Low Carbon Development (LCD) - in need of a definition

Although the term “Low carbon development” (LCD) has been increasingly used during the last ten years, there is no internationally agreed upon definition to date. The term was introduced considering developing countries and basically describes development strategies that are compatible with the requirements of climate change policy. 

In contrast to the term “mitigation”, which is often understood as cutting emissions in absolute terms, LCD is mostly understood as lowering carbon intensity while achieving economic growth, i.e. decoupling emissions from growth. This does not necessarily mean that absolute emissions do not increase, but rather that the growth rate of emissions is lower than the economic growth rate. The terms LCD, Low Carbon Growth, Low Carbon Economy and Low Carbon Society are used interchangeably to describe “using less carbon for growth”.

The term LCD doesn’t say anything about the means how it is to be achieved. Is it only about technologies? And which technologies are to be deployed: energy efficiency, large or small scale renewable energy technologies, “clean” fossil fuels, or nuclear power?

We thus find that there are a number of problems connected to the term LCD: it is blurred and almost as nebulous as the term “sustainable development”. Moreover, LCD is also understood as a strategy which should integrate mitigation with adaptation policies and improving climate resilience, e.g. by UNDP, which adds to its unclearness.

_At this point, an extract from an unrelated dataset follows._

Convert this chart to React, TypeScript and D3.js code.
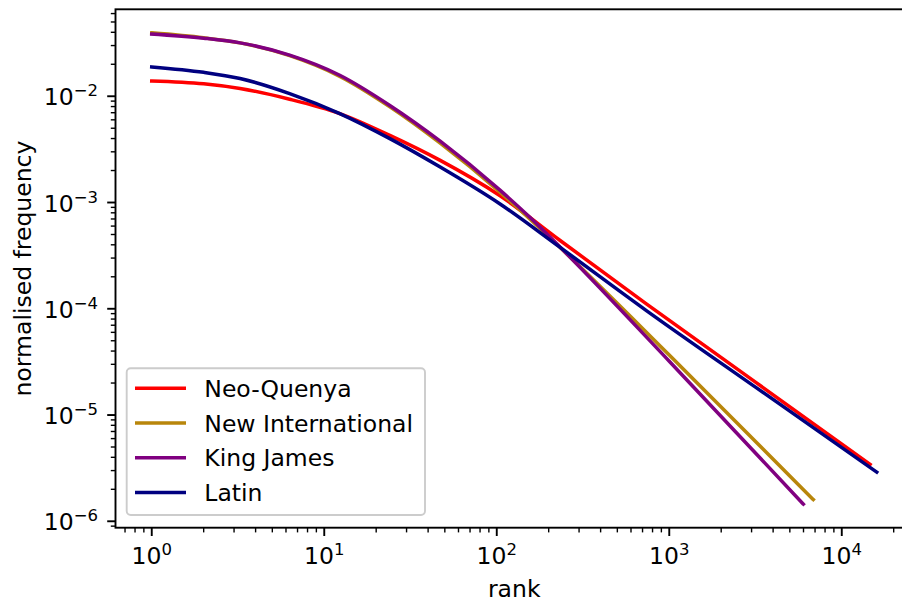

While sustainable development involves at least some reference to social issues, LCD can be understood as a mere techno-economic strategy. If the concept is blind for social issues, we can be sure that it is also blind for gender issues. In fact, taking a closer look at the LCD strategies that have been developed so far, there is hardly any mention of gender.

As a consequence, before we establish criteria for gender sensitive LCD, we need a clearer definition of to what we are referring.